MATERIAL PROVIDED =>

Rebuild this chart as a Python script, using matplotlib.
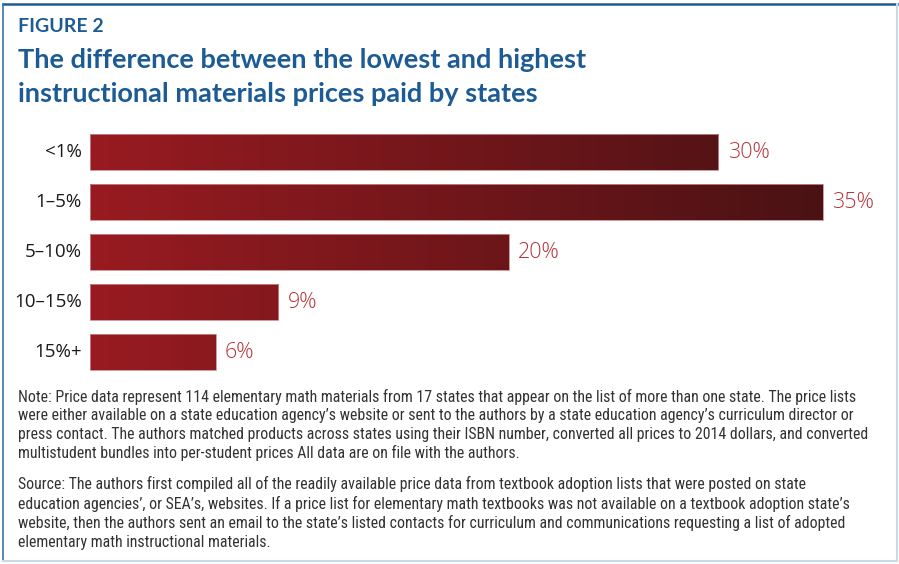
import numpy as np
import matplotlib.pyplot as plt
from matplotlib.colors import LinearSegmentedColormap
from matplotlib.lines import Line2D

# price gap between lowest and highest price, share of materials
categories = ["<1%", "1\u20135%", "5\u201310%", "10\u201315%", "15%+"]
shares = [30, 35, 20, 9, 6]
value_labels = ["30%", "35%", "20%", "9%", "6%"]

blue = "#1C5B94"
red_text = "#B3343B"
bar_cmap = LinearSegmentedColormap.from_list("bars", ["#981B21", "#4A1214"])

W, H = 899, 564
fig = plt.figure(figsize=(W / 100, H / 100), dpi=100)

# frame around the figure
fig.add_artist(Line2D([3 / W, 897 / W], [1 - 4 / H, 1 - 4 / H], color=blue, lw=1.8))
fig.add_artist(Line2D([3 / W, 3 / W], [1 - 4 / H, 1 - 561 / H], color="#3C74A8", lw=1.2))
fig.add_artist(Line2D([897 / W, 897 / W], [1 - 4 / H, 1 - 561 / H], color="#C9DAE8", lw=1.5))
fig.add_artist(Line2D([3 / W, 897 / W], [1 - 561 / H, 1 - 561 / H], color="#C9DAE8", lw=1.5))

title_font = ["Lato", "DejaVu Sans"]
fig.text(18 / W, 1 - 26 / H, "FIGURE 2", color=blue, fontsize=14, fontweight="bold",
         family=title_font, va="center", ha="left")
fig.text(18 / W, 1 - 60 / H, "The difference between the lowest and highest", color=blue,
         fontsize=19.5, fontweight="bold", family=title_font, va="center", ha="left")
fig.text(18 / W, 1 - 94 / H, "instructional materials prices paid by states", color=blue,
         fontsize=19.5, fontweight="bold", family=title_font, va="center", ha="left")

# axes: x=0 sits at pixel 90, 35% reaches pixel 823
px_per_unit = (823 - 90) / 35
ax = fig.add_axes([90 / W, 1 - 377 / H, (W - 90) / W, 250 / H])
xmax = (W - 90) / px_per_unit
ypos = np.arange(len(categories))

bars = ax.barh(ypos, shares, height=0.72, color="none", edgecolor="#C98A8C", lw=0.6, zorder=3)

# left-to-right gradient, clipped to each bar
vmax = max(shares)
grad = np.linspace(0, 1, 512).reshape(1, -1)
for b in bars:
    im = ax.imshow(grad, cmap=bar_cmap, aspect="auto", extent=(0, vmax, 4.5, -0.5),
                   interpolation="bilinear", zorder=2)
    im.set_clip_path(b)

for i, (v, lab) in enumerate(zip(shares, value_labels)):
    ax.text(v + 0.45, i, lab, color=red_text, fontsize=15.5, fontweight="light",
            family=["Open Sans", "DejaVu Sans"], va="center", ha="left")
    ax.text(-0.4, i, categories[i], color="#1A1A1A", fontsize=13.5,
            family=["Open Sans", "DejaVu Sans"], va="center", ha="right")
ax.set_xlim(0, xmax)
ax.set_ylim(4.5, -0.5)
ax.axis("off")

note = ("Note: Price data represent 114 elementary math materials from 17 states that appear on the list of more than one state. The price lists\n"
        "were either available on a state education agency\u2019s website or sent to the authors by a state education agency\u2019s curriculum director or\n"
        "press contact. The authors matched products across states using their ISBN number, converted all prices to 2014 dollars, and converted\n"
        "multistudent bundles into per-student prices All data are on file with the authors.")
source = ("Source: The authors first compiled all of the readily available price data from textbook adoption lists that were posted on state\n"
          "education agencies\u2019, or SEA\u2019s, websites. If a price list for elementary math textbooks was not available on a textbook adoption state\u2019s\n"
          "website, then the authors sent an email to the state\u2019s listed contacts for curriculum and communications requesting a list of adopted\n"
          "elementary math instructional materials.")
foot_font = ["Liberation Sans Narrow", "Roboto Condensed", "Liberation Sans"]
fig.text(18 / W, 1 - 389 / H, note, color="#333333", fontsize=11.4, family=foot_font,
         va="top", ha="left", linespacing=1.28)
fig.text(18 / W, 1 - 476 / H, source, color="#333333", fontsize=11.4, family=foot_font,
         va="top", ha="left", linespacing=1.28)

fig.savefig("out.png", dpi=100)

* * *

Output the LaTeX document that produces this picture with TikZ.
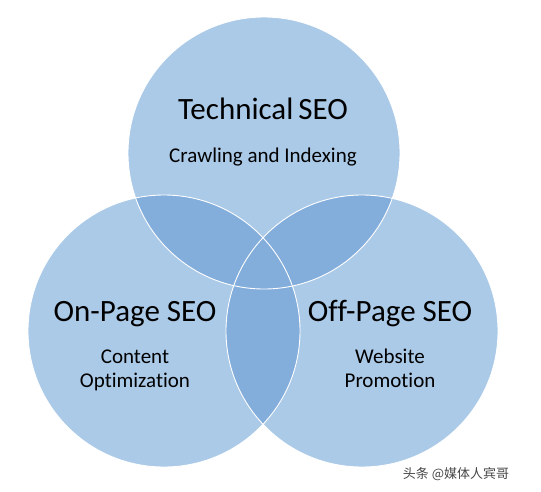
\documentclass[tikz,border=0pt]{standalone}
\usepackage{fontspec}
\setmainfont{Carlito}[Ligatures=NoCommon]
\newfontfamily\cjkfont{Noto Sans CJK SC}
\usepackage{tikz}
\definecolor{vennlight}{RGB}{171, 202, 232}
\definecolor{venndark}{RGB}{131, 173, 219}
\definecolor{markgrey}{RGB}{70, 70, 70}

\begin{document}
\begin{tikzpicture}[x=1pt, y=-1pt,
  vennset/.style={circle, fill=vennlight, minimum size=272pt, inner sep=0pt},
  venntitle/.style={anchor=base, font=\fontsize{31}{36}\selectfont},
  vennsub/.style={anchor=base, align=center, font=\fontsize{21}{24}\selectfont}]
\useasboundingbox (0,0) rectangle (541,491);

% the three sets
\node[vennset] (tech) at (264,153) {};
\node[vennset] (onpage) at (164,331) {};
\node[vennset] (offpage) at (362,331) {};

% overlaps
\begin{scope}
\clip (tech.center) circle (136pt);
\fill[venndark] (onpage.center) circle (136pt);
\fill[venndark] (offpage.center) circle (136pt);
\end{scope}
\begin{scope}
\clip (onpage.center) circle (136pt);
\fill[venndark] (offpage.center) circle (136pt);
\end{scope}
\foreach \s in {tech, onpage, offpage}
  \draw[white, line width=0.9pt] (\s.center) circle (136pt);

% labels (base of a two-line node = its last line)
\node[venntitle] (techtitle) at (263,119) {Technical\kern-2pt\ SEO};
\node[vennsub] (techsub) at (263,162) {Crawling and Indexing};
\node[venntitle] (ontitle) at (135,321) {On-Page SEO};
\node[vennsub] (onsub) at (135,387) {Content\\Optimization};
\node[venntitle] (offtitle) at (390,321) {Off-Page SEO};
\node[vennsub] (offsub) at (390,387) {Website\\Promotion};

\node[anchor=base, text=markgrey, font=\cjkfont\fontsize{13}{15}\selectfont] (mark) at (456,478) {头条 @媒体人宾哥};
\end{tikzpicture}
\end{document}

* * *

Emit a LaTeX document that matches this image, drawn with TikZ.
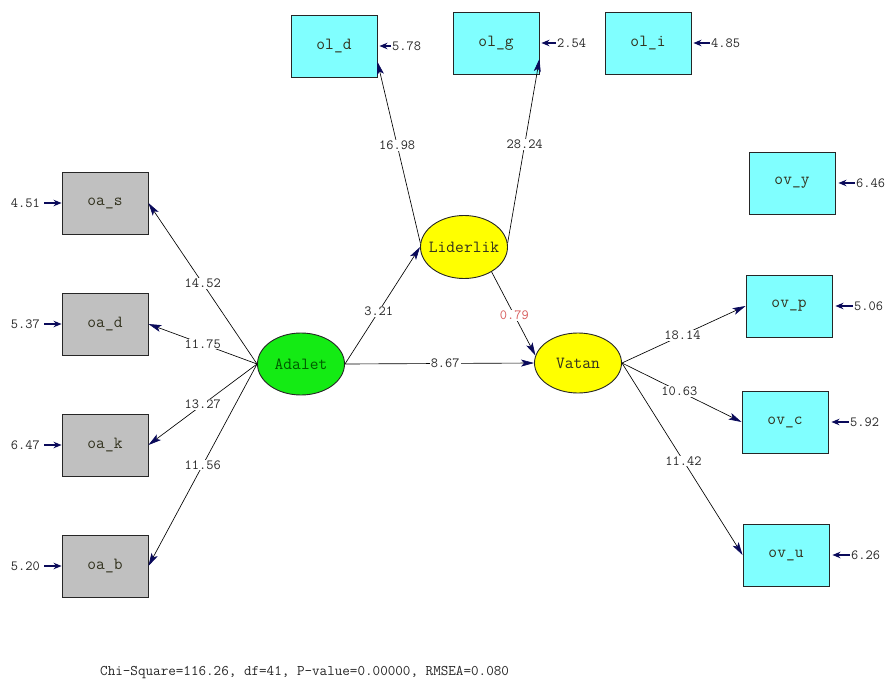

TASK BRIEF =>
Could you quote, word for word, only the lines from the one containing "Rebuild this chart" through the one containing "fig = plt.figure(figsize=(W", both included, and leave out any pictures?

THE ANSWER =>
Rebuild this chart as a Python script, using matplotlib.
import numpy as np
import matplotlib.pyplot as plt
from matplotlib.colors import LinearSegmentedColormap
from matplotlib.lines import Line2D

# price gap between lowest and highest price, share of materials
categories = ["<1%", "1\u20135%", "5\u201310%", "10\u201315%", "15%+"]
shares = [30, 35, 20, 9, 6]
value_labels = ["30%", "35%", "20%", "9%", "6%"]

blue = "#1C5B94"
red_text = "#B3343B"
bar_cmap = LinearSegmentedColormap.from_list("bars", ["#981B21", "#4A1214"])

W, H = 899, 564
fig = plt.figure(figsize=(W / 100, H / 100), dpi=100)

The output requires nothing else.